Lunedi e martedì scorsi,4-5 luglio, si è tenuta a Lugano, nella Svizzera Italiana, una Conferenza per la ripresa dell’Ucraina (Ucraine Recovery Conference 2022) che merita qualche attenzione in più di quella che in genere gli ha dedicato la stampa italiana.
Si trattava della quinta di una serie di conferenze fra Paesi e Organizzazioni internazionali impegnati ad aiutare l’Ucraina a riformare il proprio sistema statale, dominato da voraci oligarchi e a neutralizzare la corruzione dilagante nel Paese. Poi dopo il 23 febbraio, con l’inizio del conflitto bellico lo scopo della conferenza è stato modificato. La conferenza è stata ripensata come occasione per pensare sin d’ora a un piano per la ricostruzione post-bellica dell’Ucraina e per definire chi lo finanzierebbe; insomma per accordarsi in certo modo in via preventiva sulla spartizione della torta degli investimenti.
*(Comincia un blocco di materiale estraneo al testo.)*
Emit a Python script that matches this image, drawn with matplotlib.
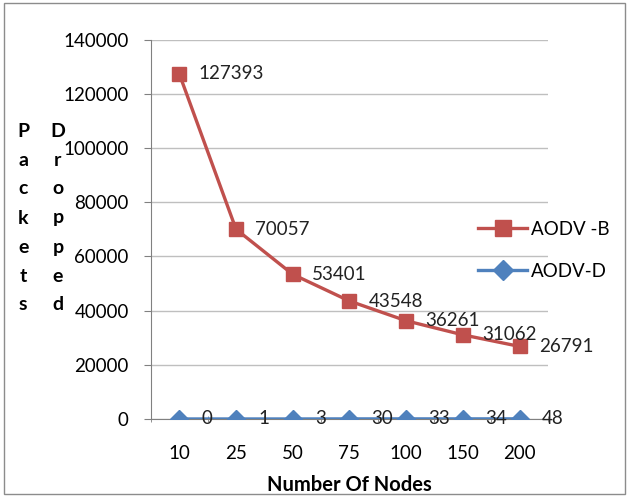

Può sembrare strano che, mentre ancora si combatte, già si programmi come ricostruire qianto si sta ancora distruggendo, ma questa è soltanto una delle molte cose strane di questa guerra.
Presieduta dal ministro degli Esteri svizzero Ignazio Cassis, ticinese figlio di immigrati italiani, attuale presidente della Confederazione Elvetica, e inaugurata da Ursula von der Leyen, la Conferenza di Lugano ha avuto scarsa eco anche per il modesto livello dei rappresentanti del grosso dei 40 Paesi ed organizzazioni partecipanti. L’Italia era rappresentata dal sottosegretario agli Esteri Benedetto Della Vedova. Non di meno è destinata ad aver un grosso peso sul futuro dell’Ucraina e delle sue relazioni con l’Occidente. Vi si è innanzitutto definito in 7 punti il modo della spesa per la ricostruzione del Paese che si vuol mettere al riparo da quella grande corruzione di cui dopo lo scoppio della guerra non si parla più, ma che non per questo si può ritenere sia scomparsa. Di buono c’è questa aperta volontà. Di cattivo c’è il rischio di aprire così la via a una gigantesca macchina burocratica di controlli che potrebbe frenare l’intera operazione.
Ursula von der Leyen ha detto che la ricostruzione post-bellica dell’Ucraina potrà costare 750 miliardi di euro. Resta da vedere dove questi capitali si possono trovare e perché ne dovrebbero fornire la gran parte i Paesi dell’Unione Europea. Nel suo discorso conclusivo il primo ministro ucraino Denys Shmyhal ha rilanciato la proposta, molto aggressiva, di Kiev di finanziare in tutta la misura del possibile l’operazione con gli ingenti capitali che gli oligarchi russi hanno in Occidente e che adesso sono stati “congelati”. Non solo: è evidente che la ricostruzione sarebbe tutta orientata a far rivolgere l’economia ucraina verso l’Occidente ed a voltare le spalle alla Russia. Niente a che vedere con la necessità per l’Europa di ripristinare appena possibile buoni rapporti, come già abbiamo detto (Guerra in Ucraina: la vera posta in gioco), non con la Russia di Putin ma con la Russia in quanto tale.
8 luglio 2022
E’ un conforto leggerti Robi. Ma fino a quando saremo competamente impotenti di fronte a questa sempre più sordida e suicidaria gestione del potere?